EXERCISE PROMPT: Look for the line containing "Convert this chart to matplotlib code." and the line containing "fig.savefig('out.png', dpi=100)" in the entries below. Copy those two and all lines between them exactly, leaving out pictures.

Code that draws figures
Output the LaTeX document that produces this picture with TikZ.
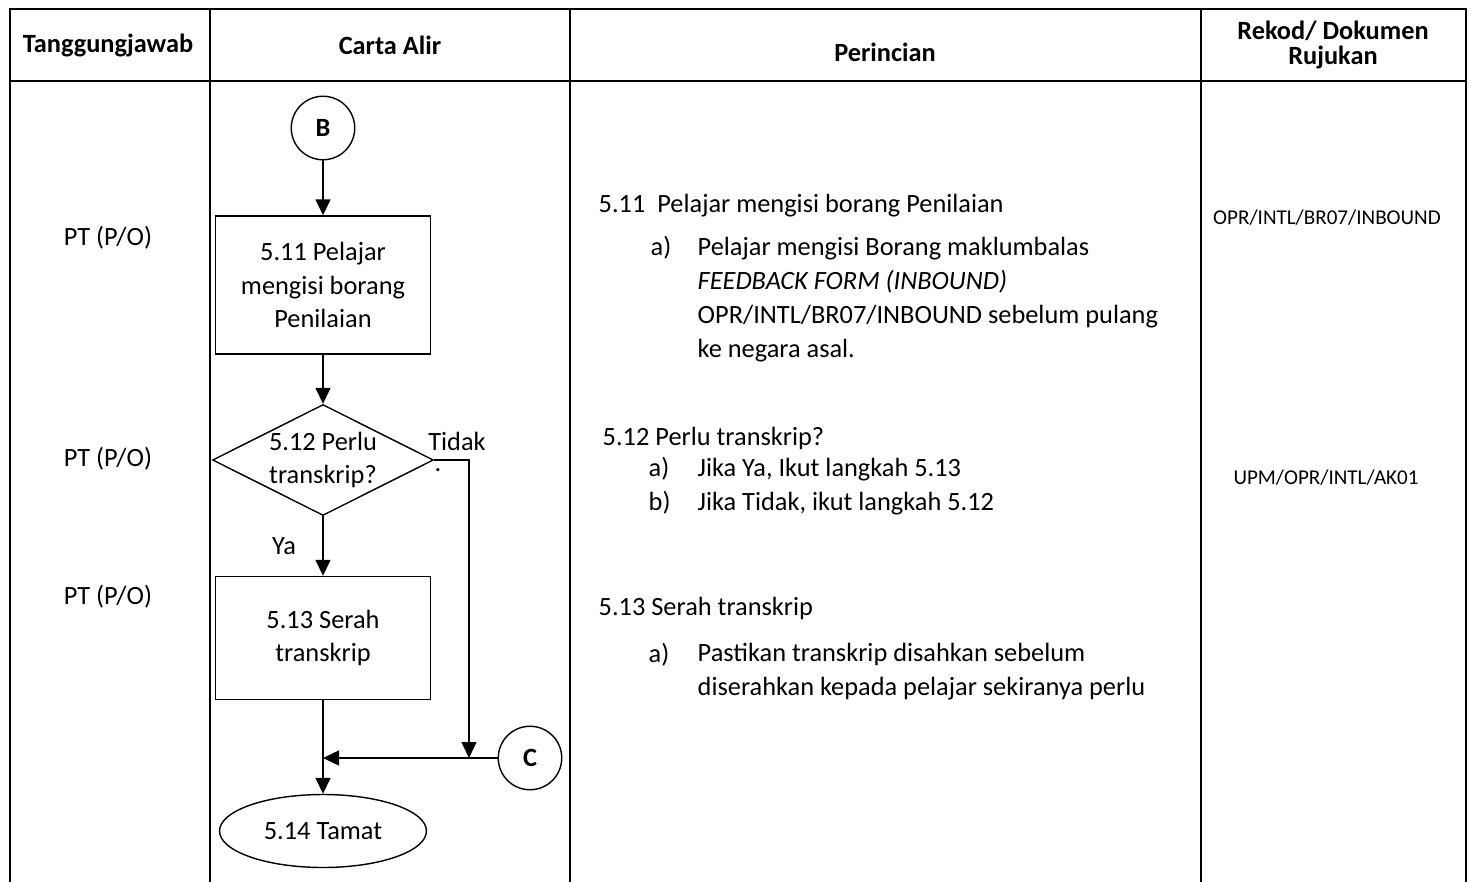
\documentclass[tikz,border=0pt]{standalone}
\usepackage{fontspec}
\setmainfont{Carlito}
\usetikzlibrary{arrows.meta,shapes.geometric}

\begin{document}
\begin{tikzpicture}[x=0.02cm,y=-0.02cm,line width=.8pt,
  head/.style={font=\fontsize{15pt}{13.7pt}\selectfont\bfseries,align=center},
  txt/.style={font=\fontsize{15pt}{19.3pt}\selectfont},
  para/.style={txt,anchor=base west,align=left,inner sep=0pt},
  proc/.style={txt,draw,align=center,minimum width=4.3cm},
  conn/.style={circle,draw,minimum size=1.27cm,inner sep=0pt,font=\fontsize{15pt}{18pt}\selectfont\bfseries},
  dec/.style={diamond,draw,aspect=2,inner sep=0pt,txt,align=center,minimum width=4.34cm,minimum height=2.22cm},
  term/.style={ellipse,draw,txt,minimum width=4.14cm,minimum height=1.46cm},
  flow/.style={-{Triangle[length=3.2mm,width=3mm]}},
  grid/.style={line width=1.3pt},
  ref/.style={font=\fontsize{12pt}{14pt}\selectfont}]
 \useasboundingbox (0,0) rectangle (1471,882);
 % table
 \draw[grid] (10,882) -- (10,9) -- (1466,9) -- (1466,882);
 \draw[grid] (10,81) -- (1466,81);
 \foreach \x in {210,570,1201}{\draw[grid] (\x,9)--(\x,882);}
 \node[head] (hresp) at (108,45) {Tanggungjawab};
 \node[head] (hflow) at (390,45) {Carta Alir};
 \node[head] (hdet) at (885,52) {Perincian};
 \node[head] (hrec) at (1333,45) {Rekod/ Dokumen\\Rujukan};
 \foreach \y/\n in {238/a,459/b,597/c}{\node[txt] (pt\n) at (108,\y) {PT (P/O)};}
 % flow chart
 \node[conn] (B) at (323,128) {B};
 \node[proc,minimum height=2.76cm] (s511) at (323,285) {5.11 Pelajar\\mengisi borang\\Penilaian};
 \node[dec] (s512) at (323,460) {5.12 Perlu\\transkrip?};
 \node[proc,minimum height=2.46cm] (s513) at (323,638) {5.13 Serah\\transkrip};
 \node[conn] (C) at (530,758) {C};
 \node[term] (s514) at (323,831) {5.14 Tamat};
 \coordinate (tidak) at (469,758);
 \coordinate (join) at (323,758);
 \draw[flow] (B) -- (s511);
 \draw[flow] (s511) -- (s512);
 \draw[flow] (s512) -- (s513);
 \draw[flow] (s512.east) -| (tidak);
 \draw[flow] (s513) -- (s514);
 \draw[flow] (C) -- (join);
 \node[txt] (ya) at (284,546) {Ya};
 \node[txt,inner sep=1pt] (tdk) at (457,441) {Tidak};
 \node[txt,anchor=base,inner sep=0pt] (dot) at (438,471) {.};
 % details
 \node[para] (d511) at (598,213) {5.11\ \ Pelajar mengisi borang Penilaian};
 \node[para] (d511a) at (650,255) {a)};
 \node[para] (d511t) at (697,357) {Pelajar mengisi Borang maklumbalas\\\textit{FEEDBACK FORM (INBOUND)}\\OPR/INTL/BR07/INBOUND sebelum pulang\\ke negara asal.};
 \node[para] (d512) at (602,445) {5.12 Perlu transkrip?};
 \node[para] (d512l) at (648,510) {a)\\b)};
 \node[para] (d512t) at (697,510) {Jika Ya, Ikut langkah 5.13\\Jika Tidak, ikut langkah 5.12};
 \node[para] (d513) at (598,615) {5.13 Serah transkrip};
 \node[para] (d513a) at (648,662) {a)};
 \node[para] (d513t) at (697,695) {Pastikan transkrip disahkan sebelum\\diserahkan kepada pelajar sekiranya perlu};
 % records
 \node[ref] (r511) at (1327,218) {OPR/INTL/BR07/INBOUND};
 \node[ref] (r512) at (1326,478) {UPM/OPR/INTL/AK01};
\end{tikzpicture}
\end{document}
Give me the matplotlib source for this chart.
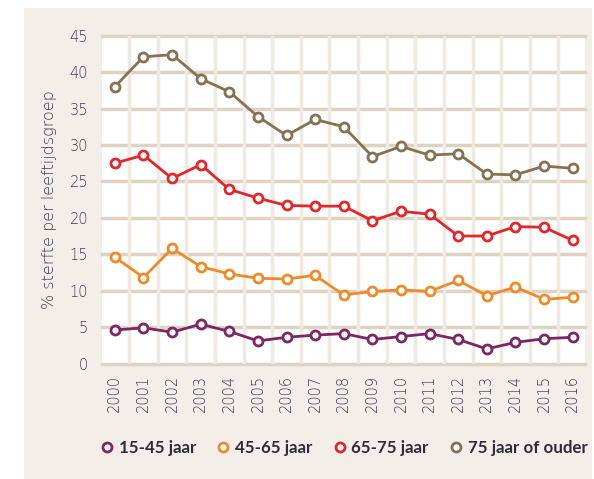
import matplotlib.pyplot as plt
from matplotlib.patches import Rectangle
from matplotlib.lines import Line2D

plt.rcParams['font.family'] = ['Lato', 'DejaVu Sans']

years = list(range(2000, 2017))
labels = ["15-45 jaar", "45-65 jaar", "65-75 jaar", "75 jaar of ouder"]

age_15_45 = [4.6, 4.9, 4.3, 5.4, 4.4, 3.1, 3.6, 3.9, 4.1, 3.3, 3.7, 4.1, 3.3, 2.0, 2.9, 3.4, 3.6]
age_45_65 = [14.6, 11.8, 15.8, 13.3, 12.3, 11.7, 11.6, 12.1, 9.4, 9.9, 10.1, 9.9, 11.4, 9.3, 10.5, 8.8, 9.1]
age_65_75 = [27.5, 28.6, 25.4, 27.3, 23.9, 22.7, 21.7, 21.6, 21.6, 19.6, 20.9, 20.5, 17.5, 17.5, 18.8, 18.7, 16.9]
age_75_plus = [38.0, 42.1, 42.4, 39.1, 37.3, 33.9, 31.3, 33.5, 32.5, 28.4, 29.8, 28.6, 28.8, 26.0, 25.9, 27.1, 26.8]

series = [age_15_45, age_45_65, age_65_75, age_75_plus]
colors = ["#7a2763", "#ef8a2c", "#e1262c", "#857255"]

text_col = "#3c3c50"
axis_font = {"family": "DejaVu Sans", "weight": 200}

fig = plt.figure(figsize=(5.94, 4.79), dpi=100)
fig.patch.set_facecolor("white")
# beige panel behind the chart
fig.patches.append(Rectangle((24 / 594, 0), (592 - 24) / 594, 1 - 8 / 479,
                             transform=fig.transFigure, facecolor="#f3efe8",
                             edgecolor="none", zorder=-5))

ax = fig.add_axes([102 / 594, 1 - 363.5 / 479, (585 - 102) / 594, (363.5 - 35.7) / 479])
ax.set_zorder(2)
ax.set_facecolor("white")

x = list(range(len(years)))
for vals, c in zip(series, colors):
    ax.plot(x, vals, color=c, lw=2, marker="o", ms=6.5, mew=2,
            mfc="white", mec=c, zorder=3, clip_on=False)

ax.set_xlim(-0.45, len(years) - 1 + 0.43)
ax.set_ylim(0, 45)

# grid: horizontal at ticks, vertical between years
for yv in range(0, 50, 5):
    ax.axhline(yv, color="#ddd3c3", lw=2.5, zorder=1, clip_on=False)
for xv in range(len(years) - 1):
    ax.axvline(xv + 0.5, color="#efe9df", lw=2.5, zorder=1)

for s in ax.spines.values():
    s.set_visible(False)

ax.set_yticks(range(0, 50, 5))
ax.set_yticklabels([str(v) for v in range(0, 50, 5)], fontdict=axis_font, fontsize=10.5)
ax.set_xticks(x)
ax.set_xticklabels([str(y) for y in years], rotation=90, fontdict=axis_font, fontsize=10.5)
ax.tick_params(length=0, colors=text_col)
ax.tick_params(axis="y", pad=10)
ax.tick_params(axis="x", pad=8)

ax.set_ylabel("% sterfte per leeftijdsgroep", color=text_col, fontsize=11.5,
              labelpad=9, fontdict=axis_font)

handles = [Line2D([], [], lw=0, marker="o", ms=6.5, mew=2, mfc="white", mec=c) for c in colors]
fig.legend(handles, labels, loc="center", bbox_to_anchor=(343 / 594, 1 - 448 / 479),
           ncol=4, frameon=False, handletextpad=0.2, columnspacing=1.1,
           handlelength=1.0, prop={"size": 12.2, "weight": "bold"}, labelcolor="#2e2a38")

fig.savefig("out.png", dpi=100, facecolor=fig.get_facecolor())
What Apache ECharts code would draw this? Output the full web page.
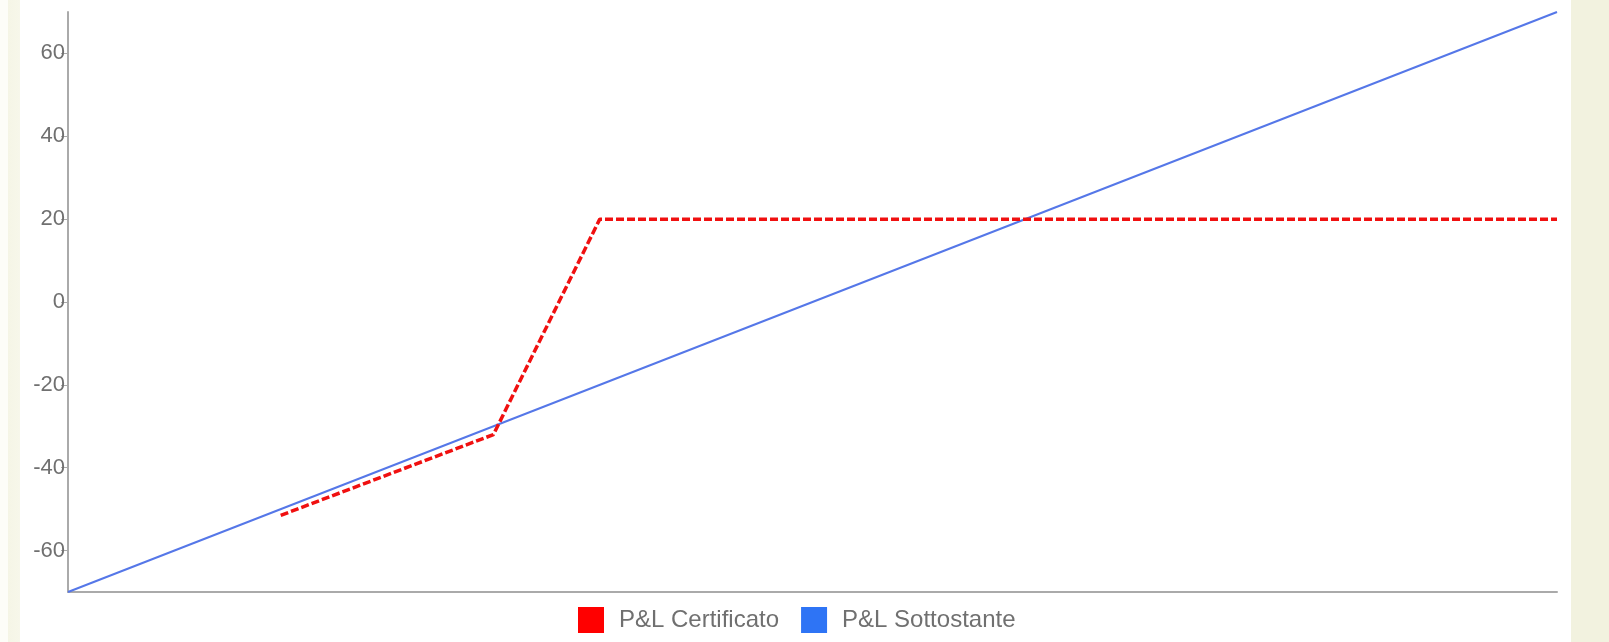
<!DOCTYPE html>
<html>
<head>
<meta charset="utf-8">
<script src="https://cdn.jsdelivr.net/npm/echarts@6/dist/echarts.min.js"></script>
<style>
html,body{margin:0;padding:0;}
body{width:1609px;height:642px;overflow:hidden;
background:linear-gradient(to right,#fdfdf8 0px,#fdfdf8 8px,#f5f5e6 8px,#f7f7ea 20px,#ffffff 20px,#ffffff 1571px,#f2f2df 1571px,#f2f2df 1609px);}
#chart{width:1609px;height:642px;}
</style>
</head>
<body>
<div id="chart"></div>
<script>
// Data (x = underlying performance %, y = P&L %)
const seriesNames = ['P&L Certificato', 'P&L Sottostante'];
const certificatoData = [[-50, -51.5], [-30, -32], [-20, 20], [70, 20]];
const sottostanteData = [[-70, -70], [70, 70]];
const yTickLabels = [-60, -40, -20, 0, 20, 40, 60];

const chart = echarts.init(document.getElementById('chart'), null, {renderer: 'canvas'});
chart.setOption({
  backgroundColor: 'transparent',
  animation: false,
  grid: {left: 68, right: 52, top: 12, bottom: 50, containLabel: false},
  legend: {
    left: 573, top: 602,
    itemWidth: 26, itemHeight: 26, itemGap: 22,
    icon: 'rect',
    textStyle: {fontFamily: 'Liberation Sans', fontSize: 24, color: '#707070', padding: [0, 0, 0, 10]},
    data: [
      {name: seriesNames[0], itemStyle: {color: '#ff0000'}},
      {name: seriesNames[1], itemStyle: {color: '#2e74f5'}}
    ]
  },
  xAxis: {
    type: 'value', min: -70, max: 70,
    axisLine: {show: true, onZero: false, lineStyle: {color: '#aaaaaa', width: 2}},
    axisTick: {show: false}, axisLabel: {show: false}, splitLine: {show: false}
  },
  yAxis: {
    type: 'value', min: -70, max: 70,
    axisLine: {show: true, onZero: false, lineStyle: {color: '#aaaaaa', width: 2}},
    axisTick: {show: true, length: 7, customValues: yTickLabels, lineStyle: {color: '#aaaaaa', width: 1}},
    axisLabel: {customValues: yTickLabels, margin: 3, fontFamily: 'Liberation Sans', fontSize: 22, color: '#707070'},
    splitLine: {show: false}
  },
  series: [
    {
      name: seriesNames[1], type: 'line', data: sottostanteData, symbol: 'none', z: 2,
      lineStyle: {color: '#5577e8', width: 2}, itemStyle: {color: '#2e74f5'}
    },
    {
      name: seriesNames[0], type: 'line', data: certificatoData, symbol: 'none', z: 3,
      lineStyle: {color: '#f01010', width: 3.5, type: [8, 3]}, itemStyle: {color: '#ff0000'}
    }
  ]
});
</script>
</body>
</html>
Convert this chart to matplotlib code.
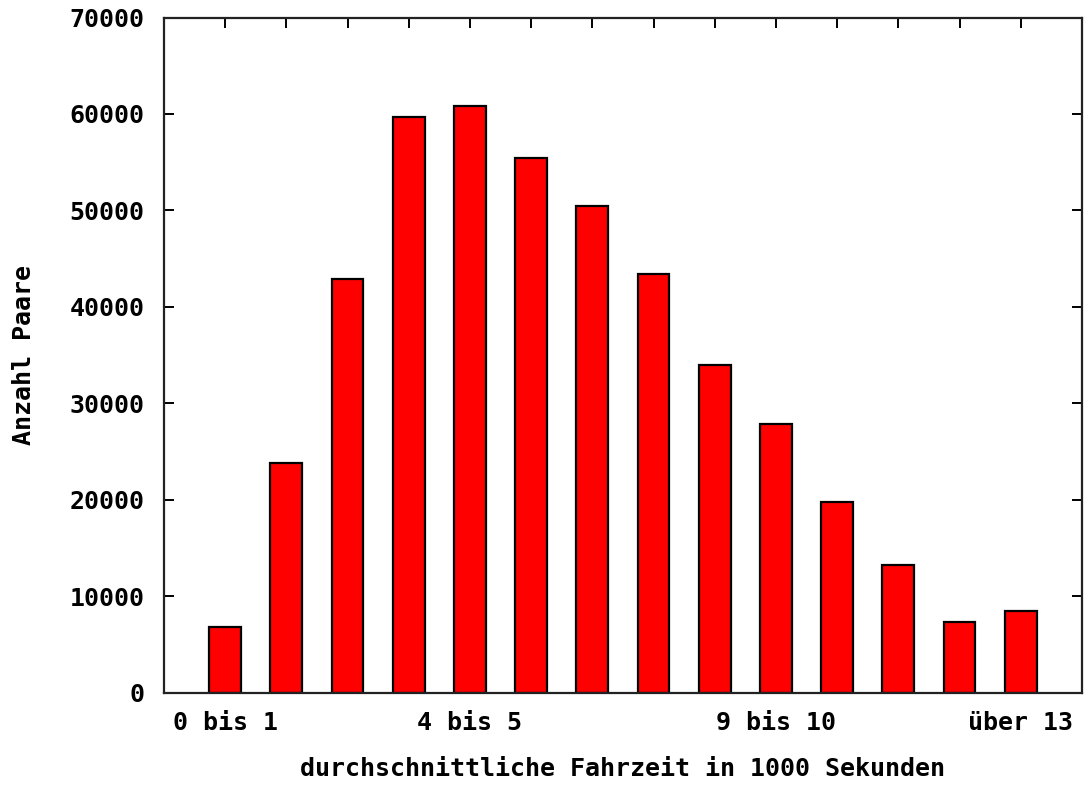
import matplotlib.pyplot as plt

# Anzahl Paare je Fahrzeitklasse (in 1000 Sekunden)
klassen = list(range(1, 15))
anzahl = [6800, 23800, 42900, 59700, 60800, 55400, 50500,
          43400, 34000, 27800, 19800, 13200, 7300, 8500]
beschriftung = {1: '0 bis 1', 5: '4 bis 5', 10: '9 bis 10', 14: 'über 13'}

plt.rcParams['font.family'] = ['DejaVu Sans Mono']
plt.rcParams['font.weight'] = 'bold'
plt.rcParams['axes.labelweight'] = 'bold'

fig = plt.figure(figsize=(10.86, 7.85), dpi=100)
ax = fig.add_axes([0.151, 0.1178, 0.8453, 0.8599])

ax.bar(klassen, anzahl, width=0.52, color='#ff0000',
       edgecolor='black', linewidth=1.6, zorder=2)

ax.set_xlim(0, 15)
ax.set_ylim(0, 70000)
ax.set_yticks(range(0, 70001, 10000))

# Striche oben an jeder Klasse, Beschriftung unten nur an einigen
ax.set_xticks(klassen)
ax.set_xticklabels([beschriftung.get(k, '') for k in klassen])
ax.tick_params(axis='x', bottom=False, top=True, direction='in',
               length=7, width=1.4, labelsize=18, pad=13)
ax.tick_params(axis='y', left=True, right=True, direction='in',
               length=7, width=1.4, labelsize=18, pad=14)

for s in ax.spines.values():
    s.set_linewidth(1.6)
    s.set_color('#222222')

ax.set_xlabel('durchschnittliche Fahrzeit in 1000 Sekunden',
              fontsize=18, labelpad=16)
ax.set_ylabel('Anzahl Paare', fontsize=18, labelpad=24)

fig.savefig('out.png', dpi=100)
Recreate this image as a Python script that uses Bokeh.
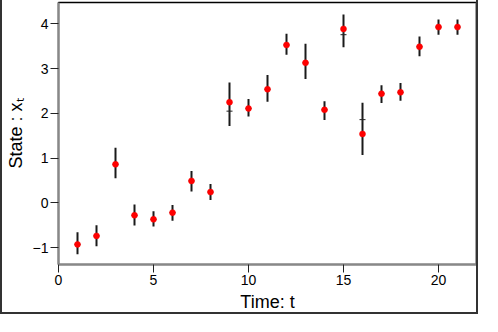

WORKED SOLUTION:
Convert this chart to matplotlib code.
import matplotlib.pyplot as plt

# Anzahl Paare je Fahrzeitklasse (in 1000 Sekunden)
klassen = list(range(1, 15))
anzahl = [6800, 23800, 42900, 59700, 60800, 55400, 50500,
          43400, 34000, 27800, 19800, 13200, 7300, 8500]
beschriftung = {1: '0 bis 1', 5: '4 bis 5', 10: '9 bis 10', 14: 'über 13'}

plt.rcParams['font.family'] = ['DejaVu Sans Mono']
plt.rcParams['font.weight'] = 'bold'
plt.rcParams['axes.labelweight'] = 'bold'

fig = plt.figure(figsize=(10.86, 7.85), dpi=100)
ax = fig.add_axes([0.151, 0.1178, 0.8453, 0.8599])

ax.bar(klassen, anzahl, width=0.52, color='#ff0000',
       edgecolor='black', linewidth=1.6, zorder=2)

ax.set_xlim(0, 15)
ax.set_ylim(0, 70000)
ax.set_yticks(range(0, 70001, 10000))

# Striche oben an jeder Klasse, Beschriftung unten nur an einigen
ax.set_xticks(klassen)
ax.set_xticklabels([beschriftung.get(k, '') for k in klassen])
ax.tick_params(axis='x', bottom=False, top=True, direction='in',
               length=7, width=1.4, labelsize=18, pad=13)
ax.tick_params(axis='y', left=True, right=True, direction='in',
               length=7, width=1.4, labelsize=18, pad=14)

for s in ax.spines.values():
    s.set_linewidth(1.6)
    s.set_color('#222222')

ax.set_xlabel('durchschnittliche Fahrzeit in 1000 Sekunden',
              fontsize=18, labelpad=16)
ax.set_ylabel('Anzahl Paare', fontsize=18, labelpad=24)

fig.savefig('out.png', dpi=100)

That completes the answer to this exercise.